Opinion piece published by Splash 247.com on 23 October 2018 (link)
During this week’s 73rd session of the Marine Environment Protection Committee (MEPC73), the IMO can count on broad support from a variety of players, including the beautifully-named Clean Shipping Alliance 2020 (CSA 2020). Its mission is “to provide information and research data to better inform” on the benefits of scrubbers, but in reality, the 25 founding members of this group are major shipowners and key charterers who have already secured scrubber installations predominantly in advance of 2020. Seeking to protect multi-million-dollar scrubber investments, CSA 2020 cites its commitment to the “implementation and effective enforcement” of IMO 2020. Their enthusiasm for enforcement is particularly fervent — since it would ensure high gasoil prices and wide spreads over HSFO, providing strong returns on their scrubbers, while inflicting financial damage on competitors without scrubbers.
Although most industry participants can recognise the hypocrisy of CSA 2020’s environmental posturing, several other key players stand to benefit massively from a chaotic IMO 2020 implementation, and are skewing the narrative. In addition to shipowners who have already secured scrubbers — oil producers, large oil traders, sophisticated refiners and any refiner building a coker or resid cracker at the moment all have an economic incentive to insist on robust IMO 2020 enforcement. In doing so, these players will all cite “fairness” and “level playing fields”.
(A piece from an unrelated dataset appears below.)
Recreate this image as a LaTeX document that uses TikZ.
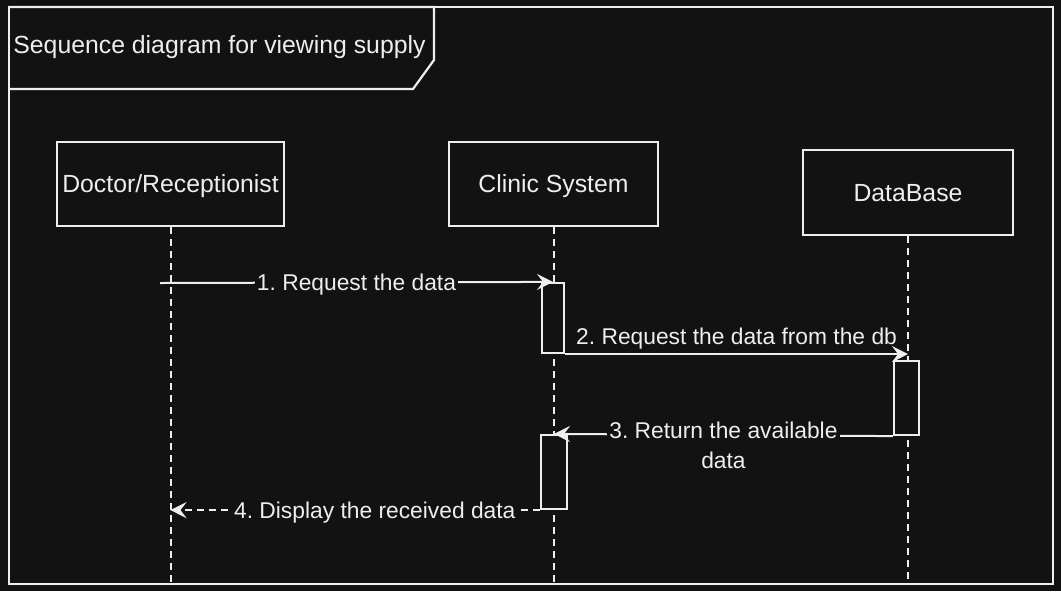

With committed environmentalists like these behind the scenes, the IMO should emerge from MEPC73 claiming unqualified success, and full industry support for IMO 2020 timing and its tough enforcement, including the March 2020 non-compliant fuel carriage ban. The agency will also signal only limited industry pushback. After all, the four major flag states and three ownership groups that submitted a paper to the IMO calling for a “pragmatic enforcement approach” and an “experience building phase” did a dramatic volte-face, and pledged unwavering loyalty to IMO 2020 timing and strict enforcement, including promises of “concentrated inspection campaigns” by port states.
Meanwhile, the IMO has developed a FONAR (fuel oil non-availability report) form to be submitted by vessels to their flag states and various port states. Although this framework might work within the IMO’s vision of only spotty compliant fuel non-availability, it would represent another regulatory misstep in an environment of widespread non-compliance, as seen by the IEA, OPEC and several major oil consultancies. If their forecasts are correct, hundreds — if not thousands — of FONARs would flow daily into the collective inboxes of the flag and coastal states. It remains unclear how they would judge between “good” FONARs and “bad” FONARs, but the point is probably moot. The IMO has threatened bombastically that if vessels submit more than two or three FONARs, “there’s going to be problems”.
Ultimately, within the next year, leadership in the shipping industry will need to recognise IMO 2020 for what it is — a colossal regulatory fail — and to be willing to act. As expected, the Trump administration indicated its desire for a gradual IMO 2020 phase-in, given concerns about an oil price spike and recessionary risks. In response, the media and analysts have been dismissive of the US position, arguing that the 22-month IMO process to amend MARPOL and resistance from key IMO members would thwart any US attempt to delay implementation. This is absolutely true, but these commentators are missing the point and are not thinking outside of the IMO box.
To the extent that oil prices spike during a 2H19 switch to MGO and onshore/on-vessel inventory builds, thus posing broad macro risks, the required postponement of IMO 2020 would not occur within the IMO framework — but outside of it. Although this outcome is beyond the imaginative realm of most MEPC participants, other, more-credible national and supranational bodies have also recognised the threat that IMO 2020 poses to the global economy, and may be questioning the IMO’s regulatory competence at this point. Given the farce that ballast water management has become, and the worrying trajectory that the sulphur cap is taking, the IMO has displayed a chronic inability to balance its environmental protection responsibilities with commercial and economic pragmatism.